| DATA EXCERPT |
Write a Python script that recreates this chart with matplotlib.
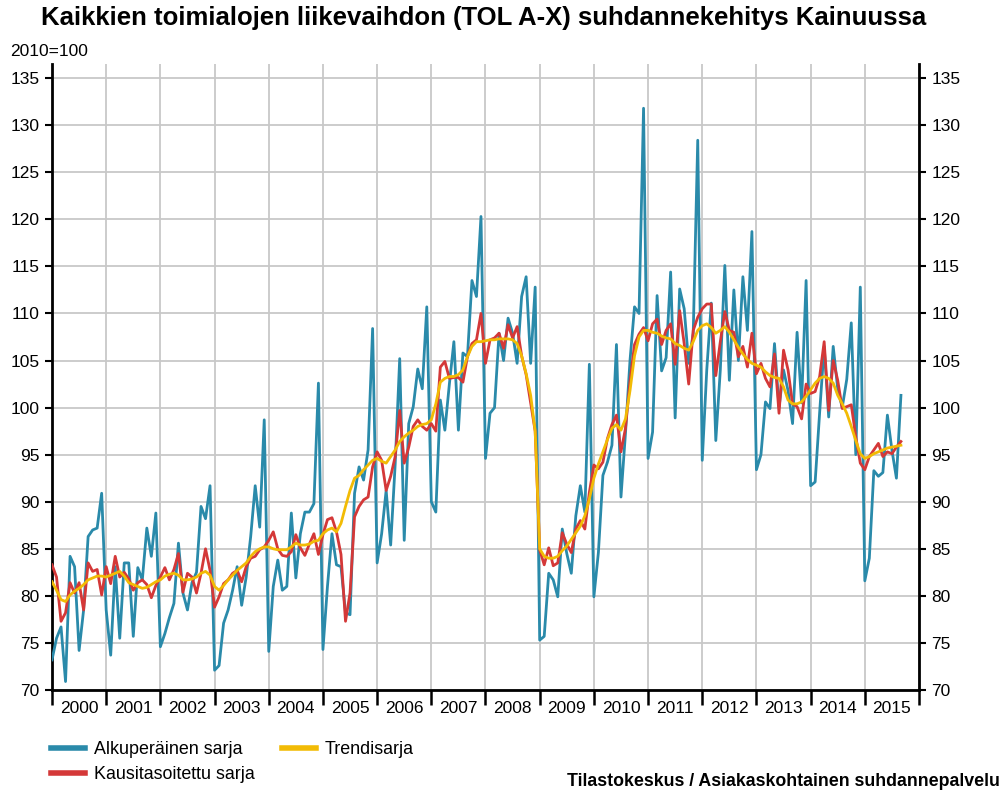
import matplotlib
matplotlib.use("Agg")
import matplotlib.pyplot as plt
from matplotlib.lines import Line2D
import numpy as np

plt.rcParams['font.family'] = ['Liberation Sans', 'DejaVu Sans']

years = [str(y) for y in range(2000, 2016)]

# Alkuperäinen sarja (monthly, Jan 2000 - Sep 2015)
original = [
    73.2, 75.5, 76.7, 70.9, 84.2, 83.1, 74.2, 78.5, 86.3, 87.0, 87.2, 90.9,
    78.5, 73.7, 83.1, 75.5, 83.5, 83.5, 75.7, 83.0, 81.7, 87.2, 84.2, 88.8,
    74.6, 76.0, 77.7, 79.2, 85.6, 80.3, 78.5, 81.4, 82.5, 89.5, 88.2, 91.7,
    72.1, 72.6, 77.1, 78.5, 80.6, 83.1, 79.0, 82.0, 86.3, 91.7, 87.3, 98.7,
    74.1, 81.0, 83.8, 80.6, 81.0, 88.8, 81.9, 86.6, 88.9, 88.9, 89.8, 102.6,
    74.3, 81.0, 86.6, 83.3, 83.1, 78.2, 78.0, 90.9, 93.7, 92.3, 95.5, 108.4,
    83.5, 86.6, 91.2, 85.4, 94.0, 105.2, 85.9, 98.3, 100.1, 104.1, 102.0, 110.7,
    90.0, 88.9, 100.8, 97.6, 102.5, 107.0, 97.6, 105.8, 105.4, 113.5, 111.8, 120.3,
    94.6, 99.4, 100.0, 107.9, 105.0, 109.5, 107.9, 104.7, 111.8, 113.9, 104.7, 112.8,
    75.3, 75.7, 82.4, 81.7, 79.9, 87.1, 84.5, 82.4, 88.5, 91.7, 88.9, 104.6,
    79.9, 84.6, 92.8, 94.2, 96.0, 106.7, 90.5, 97.3, 105.0, 110.7, 110.0, 131.8,
    94.6, 97.4, 111.9, 103.9, 105.3, 114.4, 98.9, 112.6, 110.5, 104.7, 107.9, 128.4,
    94.4, 104.0, 111.1, 96.5, 104.0, 115.1, 102.9, 112.5, 105.0, 113.9, 108.2, 118.7,
    93.4, 95.0, 100.6, 99.9, 106.8, 100.0, 104.0, 101.8, 98.3, 108.0, 100.5, 113.5,
    91.7, 92.1, 99.5, 106.5, 99.0, 106.5, 102.0, 100.0, 103.0, 109.0, 95.0, 112.8,
    81.6, 84.0, 93.3, 92.7, 93.1, 99.2, 95.5, 92.5, 101.3,
]

# Kausitasoitettu sarja
seasonal = [
    83.3, 82.0, 77.3, 78.2, 81.4, 80.3, 81.4, 78.5, 83.5, 82.6, 82.8, 80.1,
    83.1, 81.3, 84.2, 82.0, 82.5, 81.8, 80.6, 81.4, 81.7, 81.2, 79.8, 81.1,
    82.0, 83.0, 81.7, 82.8, 84.5, 80.4, 82.4, 82.0, 80.3, 82.4, 85.0, 82.7,
    78.8, 79.9, 81.3, 81.7, 82.4, 82.7, 81.5, 83.1, 84.0, 84.2, 84.9, 85.2,
    85.9, 86.8, 85.0, 84.3, 84.2, 84.7, 86.5, 85.1, 84.3, 85.5, 86.6, 84.4,
    86.5, 88.1, 88.3, 86.8, 84.4, 77.3, 80.3, 88.4, 89.5, 90.2, 90.5, 93.7,
    95.3, 94.4, 91.2, 92.7, 94.8, 99.7, 94.1, 95.8, 98.0, 98.7, 98.0, 97.6,
    98.3, 97.5, 104.3, 104.9, 103.1, 103.2, 103.2, 102.7, 105.4, 106.8, 107.2, 110.0,
    104.7, 107.2, 107.4, 107.9, 106.3, 108.8, 107.4, 108.6, 105.5, 103.5, 100.5, 97.5,
    84.9, 83.3, 85.1, 83.2, 83.5, 86.7, 85.5, 84.6, 87.1, 88.0, 87.1, 91.0,
    93.9, 93.5, 94.2, 96.7, 98.2, 99.2, 95.3, 97.8, 102.8, 106.7, 107.8, 108.5,
    107.1, 108.9, 109.4, 106.7, 108.2, 108.9, 104.6, 110.3, 106.8, 102.5, 108.2, 109.6,
    110.5, 111.0, 111.0, 103.4, 107.0, 110.2, 108.2, 108.0, 105.4, 106.5, 104.3, 107.9,
    103.6, 104.7, 103.1, 102.2, 105.7, 99.4, 106.1, 104.0, 100.4, 100.1, 98.8, 102.5,
    101.5, 101.7, 103.3, 107.0, 99.7, 105.0, 102.9, 99.9, 100.1, 100.3, 96.9, 94.1,
    93.4, 94.8, 95.5, 96.2, 94.8, 95.3, 95.1, 95.8, 96.4,
]

# Trendisarja
trend = [
    81.5, 80.6, 79.6, 79.4, 80.1, 80.5, 80.8, 81.2, 81.7, 81.9, 82.1, 82.1,
    82.0, 82.2, 82.4, 82.6, 82.1, 81.4, 81.2, 81.0, 80.8, 80.9, 81.2, 81.5,
    81.7, 82.1, 82.3, 82.4, 82.2, 81.7, 81.7, 81.8, 82.0, 82.4, 82.6, 82.2,
    81.0, 80.6, 81.1, 81.7, 82.2, 82.7, 83.1, 83.5, 84.2, 84.7, 85.0, 85.2,
    85.2, 85.0, 84.9, 84.9, 84.9, 85.2, 85.6, 85.4, 85.4, 85.5, 85.8, 85.9,
    86.6, 87.0, 87.2, 86.8, 87.7, 89.5, 91.2, 92.5, 92.8, 93.4, 93.9, 94.4,
    94.6, 94.3, 94.1, 94.8, 95.5, 96.4, 96.9, 97.3, 97.6, 98.0, 98.2, 98.3,
    98.7, 100.4, 102.7, 103.1, 103.3, 103.3, 103.5, 104.0, 105.4, 106.5, 107.0, 107.0,
    107.1, 107.2, 107.2, 107.3, 107.3, 107.3, 107.2, 106.8, 105.5, 103.6, 101.3, 97.5,
    85.0, 84.2, 84.0, 84.0, 84.2, 84.8, 85.3, 86.0, 86.7, 87.4, 88.5, 90.3,
    92.5, 94.0, 95.3, 96.6, 97.8, 98.2, 97.6, 98.8, 101.8, 105.5, 107.5, 108.2,
    108.2, 108.0, 107.9, 107.6, 107.4, 107.3, 106.8, 106.6, 106.3, 106.1, 107.0, 108.2,
    108.7, 108.9, 108.5, 107.9, 108.2, 108.6, 108.0, 107.2, 106.4, 105.7, 105.1, 104.7,
    104.5, 104.3, 103.8, 103.4, 103.2, 103.1, 102.2, 100.8, 100.4, 100.4, 100.6, 101.2,
    101.9, 102.6, 103.1, 103.3, 103.1, 102.6, 101.3, 100.4, 99.4, 98.0, 96.5, 95.1,
    94.6, 94.8, 95.1, 95.3, 95.5, 95.7, 95.8, 95.9, 96.0,
]

labels = ["Alkuperäinen sarja", "Kausitasoitettu sarja", "Trendisarja"]
colors = ["#2a8aaa", "#d43838", "#f2bb05"]

W, H = 1004, 791
fig = plt.figure(figsize=(W / 100, H / 100), dpi=100)
ax = fig.add_axes([52 / W, 1 - 690 / H, (919 - 52) / W, (690 - 64) / H])

x = np.arange(len(original))
ax.plot(x, original, color=colors[0], lw=2.0, zorder=3, solid_joinstyle='round')
ax.plot(x, seasonal, color=colors[1], lw=2.0, zorder=4, solid_joinstyle='round')
ax.plot(x, trend, color=colors[2], lw=2.0, zorder=5, solid_joinstyle='round')

nmonths = 12 * len(years)
ax.set_xlim(0, nmonths)
ax.set_ylim(70, 136.5)

yt = np.arange(70, 136, 5)
ax.set_yticks(yt)
ax.set_yticklabels([str(v) for v in yt])
ax.set_xticks(np.arange(0, nmonths + 1, 12))
ax.set_xticklabels([])
ax.set_xticks(np.arange(6, nmonths, 12), minor=True)
ax.set_xticklabels(years, minor=True)

ax.grid(True, which='major', color='#c8c8c8', lw=1.3, zorder=0)
ax.set_axisbelow(True)

for s in ['left', 'right', 'bottom']:
    ax.spines[s].set_linewidth(2.0)
    ax.spines[s].set_color('black')
ax.spines['top'].set_visible(False)

ax.tick_params(axis='y', which='major', direction='out', length=5, width=1.5,
               labelsize=12.5, left=True, right=True, labelleft=True,
               labelright=True, pad=4)
ax.tick_params(axis='x', which='major', direction='out', length=11, width=1.8)
ax.tick_params(axis='x', which='minor', length=0, labelsize=12.5, pad=8)

fig.text(484 / W, 1 - 18 / H,
         "Kaikkien toimialojen liikevaihdon (TOL A-X) suhdannekehitys Kainuussa",
         ha='center', va='center', fontsize=18.5, fontweight='bold')
fig.text(10 / W, 1 - 52 / H, "2010=100", ha='left', va='center', fontsize=12.5)
fig.text(1000 / W, 1 - 781 / H, "Tilastokeskus / Asiakaskohtainen suhdannepalvelu",
         ha='right', va='center', fontsize=12.8, fontweight='bold')

handles = [Line2D([0], [0], color=c, lw=4) for c in colors]
fig.legend(handles, labels, loc='upper left', bbox_to_anchor=(51 / W, 1 - 741 / H),
           ncol=2, frameon=False, fontsize=12.9, handlelength=1.9,
           handletextpad=0.5, columnspacing=1.5, labelspacing=0.45,
           borderaxespad=0, borderpad=0)

fig.savefig("out.png", dpi=100)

| WHAT NEEDS TO BE DONE |
Write out nothing but the lines from the start of the data through the line with "years = [str(y) for y in range(2000, 2016)]". Leave out the pictures.

| SOLUTION BELOW |
Write a Python script that recreates this chart with matplotlib.
import matplotlib
matplotlib.use("Agg")
import matplotlib.pyplot as plt
from matplotlib.lines import Line2D
import numpy as np

plt.rcParams['font.family'] = ['Liberation Sans', 'DejaVu Sans']

years = [str(y) for y in range(2000, 2016)]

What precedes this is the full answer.